Venture firms routinely give their well-heeled investors reports on how their funds are faring, but most require them to keep the results confidential.

At one point, the California Public Employees' Retirement System, or CalPERS, posted its venture fund results. But the venture capital firms complained, and CalPERS stopped the practice a year ago.

UTIMCO managers had feared that venture capitalists would sue to prevent the latest disclosures because the reported results could damage their reputations. Some threatened, but none sued within a 10-day window established by the attorney general of Texas, who ordered the data released.

It's no secret that venture capitalists haven't been doing well lately. Nationwide, the total loss for venture firms was 24% for the year ended March 31, according to the Venture Capital Assn. and Thomson Venture Economics.

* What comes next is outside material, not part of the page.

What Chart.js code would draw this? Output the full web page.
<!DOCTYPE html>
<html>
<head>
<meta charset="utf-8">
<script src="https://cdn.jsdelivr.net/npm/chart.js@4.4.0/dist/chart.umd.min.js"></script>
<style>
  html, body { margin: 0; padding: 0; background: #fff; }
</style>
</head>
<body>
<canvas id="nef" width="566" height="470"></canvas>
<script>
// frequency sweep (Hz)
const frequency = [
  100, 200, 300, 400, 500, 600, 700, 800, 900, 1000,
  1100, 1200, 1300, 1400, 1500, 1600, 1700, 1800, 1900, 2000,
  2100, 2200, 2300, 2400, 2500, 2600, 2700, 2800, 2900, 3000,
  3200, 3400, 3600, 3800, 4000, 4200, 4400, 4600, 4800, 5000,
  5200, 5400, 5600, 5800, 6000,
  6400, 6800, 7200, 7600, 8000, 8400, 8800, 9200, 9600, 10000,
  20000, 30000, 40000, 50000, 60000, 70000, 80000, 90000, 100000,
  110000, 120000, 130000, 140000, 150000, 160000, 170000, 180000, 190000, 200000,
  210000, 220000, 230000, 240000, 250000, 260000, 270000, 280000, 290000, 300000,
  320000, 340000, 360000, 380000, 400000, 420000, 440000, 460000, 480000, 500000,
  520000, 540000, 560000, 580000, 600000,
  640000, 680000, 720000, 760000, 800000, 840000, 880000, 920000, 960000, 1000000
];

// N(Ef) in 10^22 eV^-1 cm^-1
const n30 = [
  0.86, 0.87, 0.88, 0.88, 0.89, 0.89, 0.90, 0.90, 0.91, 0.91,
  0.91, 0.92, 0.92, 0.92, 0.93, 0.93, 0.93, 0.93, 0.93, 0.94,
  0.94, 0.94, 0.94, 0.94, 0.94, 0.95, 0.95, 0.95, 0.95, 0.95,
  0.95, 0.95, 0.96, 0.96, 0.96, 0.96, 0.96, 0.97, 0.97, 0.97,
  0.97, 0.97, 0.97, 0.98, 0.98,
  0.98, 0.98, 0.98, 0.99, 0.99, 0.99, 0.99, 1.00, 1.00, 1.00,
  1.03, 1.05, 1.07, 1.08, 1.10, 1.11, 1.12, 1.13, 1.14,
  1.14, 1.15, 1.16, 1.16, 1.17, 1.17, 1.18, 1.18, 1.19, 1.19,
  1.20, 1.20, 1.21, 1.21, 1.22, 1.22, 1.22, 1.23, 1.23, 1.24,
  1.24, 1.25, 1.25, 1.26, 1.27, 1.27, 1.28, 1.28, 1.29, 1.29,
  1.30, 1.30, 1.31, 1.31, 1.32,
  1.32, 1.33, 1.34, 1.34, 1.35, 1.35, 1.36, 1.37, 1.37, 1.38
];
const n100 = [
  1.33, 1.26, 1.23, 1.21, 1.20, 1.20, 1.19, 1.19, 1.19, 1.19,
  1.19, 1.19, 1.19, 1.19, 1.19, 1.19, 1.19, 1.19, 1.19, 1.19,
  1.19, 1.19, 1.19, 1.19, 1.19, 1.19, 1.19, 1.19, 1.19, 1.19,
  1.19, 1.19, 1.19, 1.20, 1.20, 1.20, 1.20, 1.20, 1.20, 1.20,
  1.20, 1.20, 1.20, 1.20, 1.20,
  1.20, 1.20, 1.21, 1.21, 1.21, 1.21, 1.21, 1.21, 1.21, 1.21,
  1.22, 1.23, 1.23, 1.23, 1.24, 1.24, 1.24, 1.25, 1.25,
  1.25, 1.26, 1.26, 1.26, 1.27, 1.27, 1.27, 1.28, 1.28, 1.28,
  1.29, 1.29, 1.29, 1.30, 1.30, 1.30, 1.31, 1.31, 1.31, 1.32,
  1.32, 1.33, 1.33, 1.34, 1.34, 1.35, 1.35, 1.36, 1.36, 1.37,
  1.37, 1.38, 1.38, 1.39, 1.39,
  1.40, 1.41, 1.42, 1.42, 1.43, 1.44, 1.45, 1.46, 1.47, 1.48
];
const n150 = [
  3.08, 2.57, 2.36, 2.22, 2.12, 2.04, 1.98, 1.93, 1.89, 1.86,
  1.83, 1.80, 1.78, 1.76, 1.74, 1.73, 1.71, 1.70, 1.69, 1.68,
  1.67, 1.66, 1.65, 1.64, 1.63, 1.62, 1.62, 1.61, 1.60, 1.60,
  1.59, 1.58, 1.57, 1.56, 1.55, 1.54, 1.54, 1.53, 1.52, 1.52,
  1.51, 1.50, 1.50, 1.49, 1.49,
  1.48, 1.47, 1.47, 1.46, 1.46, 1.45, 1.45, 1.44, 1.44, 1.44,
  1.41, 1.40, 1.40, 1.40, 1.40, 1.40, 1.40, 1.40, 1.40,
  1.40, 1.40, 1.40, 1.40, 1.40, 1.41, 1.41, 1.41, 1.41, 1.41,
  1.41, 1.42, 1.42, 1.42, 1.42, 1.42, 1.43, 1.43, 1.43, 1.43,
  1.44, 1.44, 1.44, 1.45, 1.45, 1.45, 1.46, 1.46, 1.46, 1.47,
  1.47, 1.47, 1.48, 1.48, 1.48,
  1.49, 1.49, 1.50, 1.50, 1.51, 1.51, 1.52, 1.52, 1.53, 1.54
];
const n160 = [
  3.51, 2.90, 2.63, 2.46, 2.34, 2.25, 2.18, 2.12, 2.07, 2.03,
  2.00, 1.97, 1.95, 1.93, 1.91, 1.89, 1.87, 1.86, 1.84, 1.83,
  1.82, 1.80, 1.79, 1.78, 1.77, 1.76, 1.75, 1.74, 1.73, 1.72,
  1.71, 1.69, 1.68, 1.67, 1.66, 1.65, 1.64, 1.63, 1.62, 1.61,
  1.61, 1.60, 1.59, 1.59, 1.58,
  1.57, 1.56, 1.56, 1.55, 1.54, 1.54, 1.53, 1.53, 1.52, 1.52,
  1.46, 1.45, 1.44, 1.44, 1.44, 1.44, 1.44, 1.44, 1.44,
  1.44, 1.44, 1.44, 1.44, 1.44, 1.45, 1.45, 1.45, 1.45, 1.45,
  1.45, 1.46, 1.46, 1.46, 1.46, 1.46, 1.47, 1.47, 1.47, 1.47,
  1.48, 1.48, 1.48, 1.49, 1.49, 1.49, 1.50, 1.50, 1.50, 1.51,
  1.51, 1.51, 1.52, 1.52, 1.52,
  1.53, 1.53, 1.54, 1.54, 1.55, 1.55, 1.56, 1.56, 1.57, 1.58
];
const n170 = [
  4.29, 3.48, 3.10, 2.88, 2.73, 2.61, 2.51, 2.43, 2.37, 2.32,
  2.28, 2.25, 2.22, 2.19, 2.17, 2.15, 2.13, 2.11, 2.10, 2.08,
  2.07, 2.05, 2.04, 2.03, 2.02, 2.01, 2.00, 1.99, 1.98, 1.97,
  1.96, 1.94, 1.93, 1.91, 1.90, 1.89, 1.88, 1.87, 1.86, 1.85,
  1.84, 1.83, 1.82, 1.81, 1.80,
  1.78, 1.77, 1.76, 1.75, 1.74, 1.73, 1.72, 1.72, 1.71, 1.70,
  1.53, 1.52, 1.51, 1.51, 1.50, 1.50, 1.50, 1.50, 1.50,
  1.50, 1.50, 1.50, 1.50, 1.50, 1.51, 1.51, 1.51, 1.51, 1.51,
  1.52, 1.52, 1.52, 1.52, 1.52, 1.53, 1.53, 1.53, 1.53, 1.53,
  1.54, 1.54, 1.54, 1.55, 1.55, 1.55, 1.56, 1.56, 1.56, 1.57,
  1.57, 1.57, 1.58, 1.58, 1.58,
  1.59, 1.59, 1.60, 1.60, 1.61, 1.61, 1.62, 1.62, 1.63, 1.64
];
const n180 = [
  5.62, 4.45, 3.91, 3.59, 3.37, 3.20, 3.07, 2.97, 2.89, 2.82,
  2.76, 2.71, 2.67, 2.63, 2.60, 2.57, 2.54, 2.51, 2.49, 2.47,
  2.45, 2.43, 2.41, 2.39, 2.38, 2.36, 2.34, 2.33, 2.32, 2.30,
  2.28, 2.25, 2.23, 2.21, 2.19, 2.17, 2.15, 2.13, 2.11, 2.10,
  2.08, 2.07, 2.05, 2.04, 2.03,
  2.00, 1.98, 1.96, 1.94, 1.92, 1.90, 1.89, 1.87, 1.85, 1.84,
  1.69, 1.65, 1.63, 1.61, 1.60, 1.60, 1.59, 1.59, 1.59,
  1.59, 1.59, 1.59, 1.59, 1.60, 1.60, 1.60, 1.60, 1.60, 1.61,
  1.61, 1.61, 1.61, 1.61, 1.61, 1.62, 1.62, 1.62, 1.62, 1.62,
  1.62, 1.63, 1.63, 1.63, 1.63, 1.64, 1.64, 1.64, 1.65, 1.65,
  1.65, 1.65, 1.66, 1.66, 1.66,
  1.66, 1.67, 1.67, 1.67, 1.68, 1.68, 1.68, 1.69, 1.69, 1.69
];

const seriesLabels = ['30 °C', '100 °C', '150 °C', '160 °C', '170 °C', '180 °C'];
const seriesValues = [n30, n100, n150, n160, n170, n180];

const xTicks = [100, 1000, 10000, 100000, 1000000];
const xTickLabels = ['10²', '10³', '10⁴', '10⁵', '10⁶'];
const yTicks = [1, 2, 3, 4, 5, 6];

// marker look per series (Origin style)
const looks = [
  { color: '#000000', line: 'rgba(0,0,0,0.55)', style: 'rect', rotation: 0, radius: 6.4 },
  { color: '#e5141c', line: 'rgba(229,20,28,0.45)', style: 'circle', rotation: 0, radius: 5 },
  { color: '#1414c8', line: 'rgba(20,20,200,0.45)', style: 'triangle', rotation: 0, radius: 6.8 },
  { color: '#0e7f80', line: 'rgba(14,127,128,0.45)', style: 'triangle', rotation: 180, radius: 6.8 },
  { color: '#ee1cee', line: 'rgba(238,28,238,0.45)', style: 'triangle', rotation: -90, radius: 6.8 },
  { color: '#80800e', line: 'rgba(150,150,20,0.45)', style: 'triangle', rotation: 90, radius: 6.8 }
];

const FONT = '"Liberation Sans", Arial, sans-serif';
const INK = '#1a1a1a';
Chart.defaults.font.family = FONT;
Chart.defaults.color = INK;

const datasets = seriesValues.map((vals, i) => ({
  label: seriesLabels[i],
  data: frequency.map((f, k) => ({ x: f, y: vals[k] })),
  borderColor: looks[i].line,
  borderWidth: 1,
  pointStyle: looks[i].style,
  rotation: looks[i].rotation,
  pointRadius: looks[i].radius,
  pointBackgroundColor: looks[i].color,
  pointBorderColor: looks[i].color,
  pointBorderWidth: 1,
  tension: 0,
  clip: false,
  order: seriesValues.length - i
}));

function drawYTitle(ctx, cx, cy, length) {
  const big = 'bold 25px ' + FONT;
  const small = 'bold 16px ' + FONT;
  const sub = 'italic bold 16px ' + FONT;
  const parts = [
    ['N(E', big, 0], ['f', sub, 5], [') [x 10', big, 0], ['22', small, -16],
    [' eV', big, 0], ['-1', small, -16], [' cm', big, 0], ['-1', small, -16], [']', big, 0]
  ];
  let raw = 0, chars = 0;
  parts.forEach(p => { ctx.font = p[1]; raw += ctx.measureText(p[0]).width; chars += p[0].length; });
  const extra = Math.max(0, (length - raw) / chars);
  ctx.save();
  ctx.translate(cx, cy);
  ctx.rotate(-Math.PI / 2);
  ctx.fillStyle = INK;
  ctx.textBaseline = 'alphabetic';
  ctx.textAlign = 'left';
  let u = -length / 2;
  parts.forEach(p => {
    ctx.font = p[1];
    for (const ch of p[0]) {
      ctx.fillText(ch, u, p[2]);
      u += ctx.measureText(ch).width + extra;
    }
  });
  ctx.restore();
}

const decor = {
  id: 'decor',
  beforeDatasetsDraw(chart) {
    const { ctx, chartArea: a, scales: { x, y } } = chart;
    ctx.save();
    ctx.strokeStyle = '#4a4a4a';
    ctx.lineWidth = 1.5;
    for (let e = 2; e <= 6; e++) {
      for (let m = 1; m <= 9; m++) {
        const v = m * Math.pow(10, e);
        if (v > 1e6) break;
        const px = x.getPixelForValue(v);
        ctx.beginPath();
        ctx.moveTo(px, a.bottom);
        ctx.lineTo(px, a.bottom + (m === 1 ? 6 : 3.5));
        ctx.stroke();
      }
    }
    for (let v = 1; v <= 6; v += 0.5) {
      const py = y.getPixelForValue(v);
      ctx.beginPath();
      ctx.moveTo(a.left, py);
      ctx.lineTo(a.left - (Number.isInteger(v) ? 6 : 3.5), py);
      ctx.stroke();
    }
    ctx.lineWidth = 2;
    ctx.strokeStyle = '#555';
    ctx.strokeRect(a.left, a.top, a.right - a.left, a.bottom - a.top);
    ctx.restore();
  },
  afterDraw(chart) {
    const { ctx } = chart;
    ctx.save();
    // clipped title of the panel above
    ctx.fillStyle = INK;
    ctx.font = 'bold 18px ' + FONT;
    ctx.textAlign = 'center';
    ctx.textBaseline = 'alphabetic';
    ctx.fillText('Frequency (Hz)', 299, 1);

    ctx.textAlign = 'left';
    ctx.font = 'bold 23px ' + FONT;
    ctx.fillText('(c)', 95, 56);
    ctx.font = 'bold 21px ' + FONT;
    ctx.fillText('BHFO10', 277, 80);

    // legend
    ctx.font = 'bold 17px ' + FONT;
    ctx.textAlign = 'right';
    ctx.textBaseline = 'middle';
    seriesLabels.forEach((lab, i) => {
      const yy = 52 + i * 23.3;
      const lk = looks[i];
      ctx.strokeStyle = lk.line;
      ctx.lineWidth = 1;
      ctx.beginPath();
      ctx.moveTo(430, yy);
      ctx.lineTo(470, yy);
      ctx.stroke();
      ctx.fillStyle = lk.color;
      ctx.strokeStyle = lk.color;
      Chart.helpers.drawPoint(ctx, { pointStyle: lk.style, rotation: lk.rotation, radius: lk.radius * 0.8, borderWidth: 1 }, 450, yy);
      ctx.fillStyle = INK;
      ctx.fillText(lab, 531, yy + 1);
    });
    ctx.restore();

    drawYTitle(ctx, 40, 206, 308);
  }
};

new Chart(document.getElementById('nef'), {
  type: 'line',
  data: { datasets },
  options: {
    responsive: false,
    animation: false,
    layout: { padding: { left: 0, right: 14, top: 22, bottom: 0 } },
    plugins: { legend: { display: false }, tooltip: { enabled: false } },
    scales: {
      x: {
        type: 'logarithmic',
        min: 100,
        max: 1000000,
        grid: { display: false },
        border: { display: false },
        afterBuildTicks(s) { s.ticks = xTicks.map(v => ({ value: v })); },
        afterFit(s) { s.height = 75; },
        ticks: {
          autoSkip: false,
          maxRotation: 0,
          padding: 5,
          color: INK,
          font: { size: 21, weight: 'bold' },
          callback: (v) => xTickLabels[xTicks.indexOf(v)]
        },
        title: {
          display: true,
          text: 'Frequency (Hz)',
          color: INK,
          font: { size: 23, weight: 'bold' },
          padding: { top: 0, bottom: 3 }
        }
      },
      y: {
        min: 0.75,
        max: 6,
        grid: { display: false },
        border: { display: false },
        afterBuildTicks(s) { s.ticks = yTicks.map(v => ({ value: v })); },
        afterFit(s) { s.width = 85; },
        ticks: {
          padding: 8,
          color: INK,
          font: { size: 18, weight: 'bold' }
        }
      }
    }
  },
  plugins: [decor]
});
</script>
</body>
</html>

But what was striking in the UTIMCO disclosure was that even certain blue-name venture firms have been struggling mightily, suggesting that the performance of any one fund seems more dependent on the year it was launched than on who is managing it.

For instance, a $10-million investment in 1995 with Information Technology Ventures of Menlo Park, Calif., so far has returned more than $54 million. But a $25-million investment with the same firm in 1998 is worth only $26.6 million as of now.UTIMCO says its 1997 investment with Crescendo Ventures of Minneapolis has yielded a 25% gain. But its 1999 investment with the same firm has produced a 25% loss. And there's a 45% loss on its 2000 investment.

Boldt emphasized that it is difficult to predict the overall performance of multiyear funds based on data from the first year or two, before portfolio companies have had a chance to grow.

Of UTIMCO's active investments, the firm with the best results to date was Information Technology Ventures, whose two funds have posted a 57% gain.

The runner-up was Austin Ventures, with a 46% return from funds dating to 1995. At the bottom of the list was Advanced Technology Ventures of Massachusetts, down 33% since 2001.

Among California venture funds, UTIMCO reported that a 2001 investment in Foundation Capital has lost 28% of its value, and its 2000 investment in a Band of Angels fund is off 23%.

Despite the lackluster performance of certain private funds, Boldt defended UTIMCO's investment strategy. Since UTIMCO began investing in private funds in 1990, he said, the program has returned $400 million more than it would have earned through more conventional investments.

One notable UTIMCO investment was the $7.3 million it put into a fund run by defense industry investor Carlyle Group in 2000. Carlyle employs former President Bush. Boldt said he has seen no evidence of political interference with the endowment.